ANTONIO CARLOS DE FARIA

RIO DE JANEIRO - O país tem hoje a chance de dar mais um passo para o completo estabelecimento do Estado de Direito. Está na pauta de votações da Câmara o projeto que determina que os crimes da Polícia Militar sejam julgados pela Justiça comum.
A aprovação do projeto, que depois será submetido ao Senado e à sanção do presidente da República, restabelece o princípio de que a Justiça não pode fazer distinções em razão das atividades dos julgados.

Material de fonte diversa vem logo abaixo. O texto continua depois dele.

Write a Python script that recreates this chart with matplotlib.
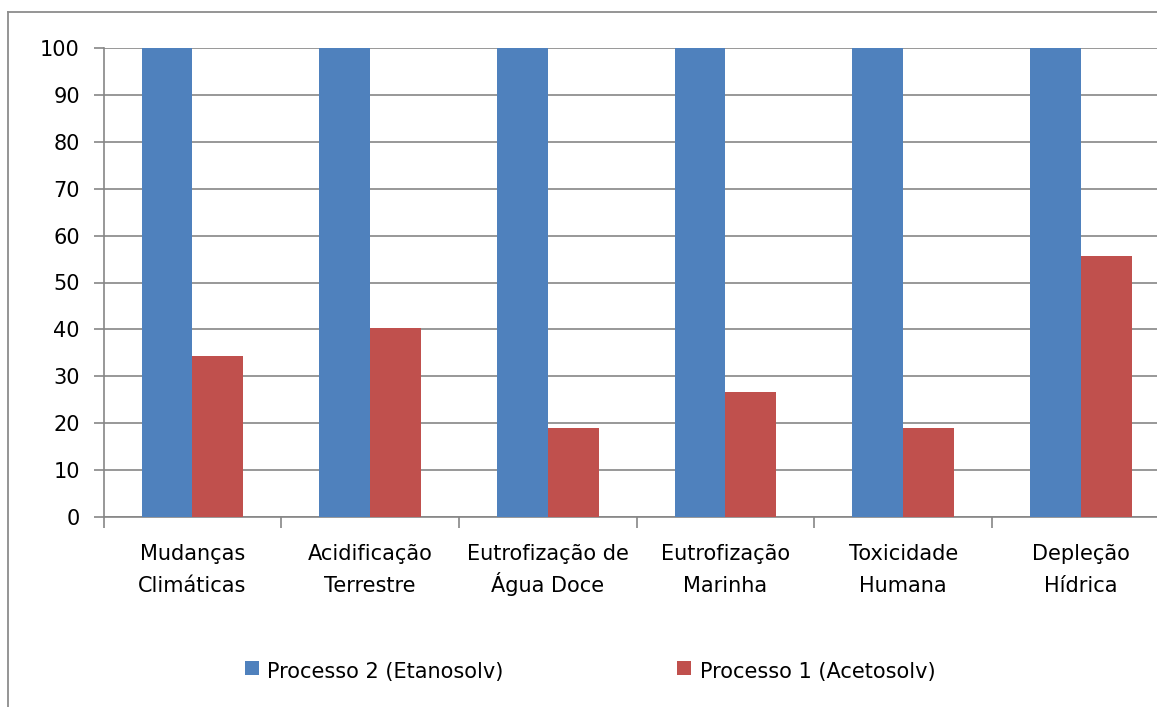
import matplotlib
matplotlib.use("Agg")
import matplotlib.pyplot as plt
from matplotlib.patches import Rectangle
from matplotlib.lines import Line2D
from matplotlib import transforms
import numpy as np

plt.rcParams['font.family'] = ['DejaVu Sans']

categories = [("Mudanças", "Climáticas"), ("Acidificação", "Terrestre"),
              ("Eutrofização de", "Água Doce"), ("Eutrofização", "Marinha"),
              ("Toxicidade", "Humana"), ("Depleção", "Hídrica")]
processo2 = [100, 100, 100, 100, 100, 100]
processo1 = [34.3, 40.3, 19.0, 26.6, 19.0, 55.6]
series_names = ["Processo 2 (Etanosolv)", "Processo 1 (Acetosolv)"]
yticks = [0, 10, 20, 30, 40, 50, 60, 70, 80, 90, 100]

blue = "#4F81BD"
red = "#C0504D"
grid_c = "#868686"
fs = 15

W, H = 1157, 707
fig = plt.figure(figsize=(W / 100, H / 100), dpi=100)
fig.patch.set_facecolor("white")


def fx(px):
    return px / W


def fy(py):
    return 1 - py / H


# chart-area border (runs off the right and bottom edges)
fig.add_artist(Line2D([fx(7.5), fx(7.5)], [0, fy(12)], transform=fig.transFigure,
                      color="#8c8c8c", lw=1.3))
fig.add_artist(Line2D([fx(7.5), 1.0], [fy(12), fy(12)], transform=fig.transFigure,
                      color="#8c8c8c", lw=1.3))

left, right = fx(103.5), fx(1169.7)
bottom, top = fy(517), fy(48)
ax = fig.add_axes([left, bottom, right - left, top - bottom])

x = np.arange(len(categories))
bw = 0.286
ax.bar(x - bw / 2, processo2, bw, color=blue, zorder=3)
ax.bar(x + bw / 2, processo1, bw, color=red, zorder=3)

ax.set_xlim(-0.5, len(categories) - 0.5)
ax.set_ylim(0, 100)
ax.set_yticks(yticks)
ax.yaxis.grid(True, color=grid_c, lw=1.2, zorder=0)
ax.set_axisbelow(True)

for s in ["top", "right"]:
    ax.spines[s].set_visible(False)
for s in ["left", "bottom"]:
    ax.spines[s].set_color(grid_c)
    ax.spines[s].set_linewidth(1.2)

ax.tick_params(axis="y", length=7, width=1.2, color=grid_c, labelsize=fs, pad=10)
ax.set_xticks([])
ax.set_xticks(np.arange(len(categories) + 1) - 0.5, minor=True)
ax.tick_params(axis="x", which="minor", length=8, width=1.2, color=grid_c)

# two-line category labels, each line on its own baseline
trans = transforms.blended_transform_factory(ax.transData, fig.transFigure)
for xi, (l1, l2) in zip(x, categories):
    ax.text(xi, fy(560), l1, transform=trans, ha="center", va="baseline", fontsize=fs,
            clip_on=False)
    ax.text(xi, fy(592), l2, transform=trans, ha="center", va="baseline", fontsize=fs,
            clip_on=False)

# legend
colors = [blue, red]
sq_x = [245, 677]
txt_x = [267, 700]
for c, sx, tx, name in zip(colors, sq_x, txt_x, series_names):
    fig.add_artist(Rectangle((fx(sx), fy(675)), 14 / W, 14 / H, transform=fig.transFigure,
                             facecolor=c, edgecolor="none"))
    fig.text(fx(tx), fy(678), name, ha="left", va="baseline", fontsize=fs)

fig.savefig("out.png", dpi=100, facecolor="white")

O privilégio de uma Justiça especial para os crimes da Polícia Militar estimulou um sistema de impunidade. A polícia passou a ocupar um papel de geradora da violência, no lugar de ser inibidora.
Pesquisa do Datafolha, no Rio e em São Paulo, apontou que 74% dos entrevistados são favoráveis a que os crimes da PM sejam julgados pela Justiça comum. A mesma pesquisa mostrou que 61% associam a polícia a uma imagem negativa.
Os entrevistados reclamaram do despreparo dos policiais, da violência empregada contra os suspeitos e do abuso de autoridade. Esses fatores, mais a crença de que a polícia está ligada ao crime organizado, geram o sentimento de insegurança, fazendo com que 67% dos entrevistados cariocas tenham mais medo do que confiança na PM.
O perfil da polícia atual foi definido não para garantir a segurança dos cidadãos, mas para preservar uma forma de Estado. Os setores mais abastados da sociedade se acostumaram a conviver com esse esquema e distribuem propinas para não serem atingidos pela truculência que sobra para os pobres.
A mudança desse sistema começa pela restrição do privilégio da Justiça Militar. Só crimes de natureza estritamente militar continuarão sob sua jurisdição, como deserção ou motim. Atualmente, um policial que cometa um crime usando o revólver da corporação passa a ter direito ao julgamento especial.
A proposta que será votada hoje pelos deputados cria a possibilidade de que a sociedade comece a controlar a polícia. Ao mesmo tempo é preciso que se provenha o trabalho policial de condições que garantam dignidade no seu exercício. Essas são condições básicas para a construção da cidadania.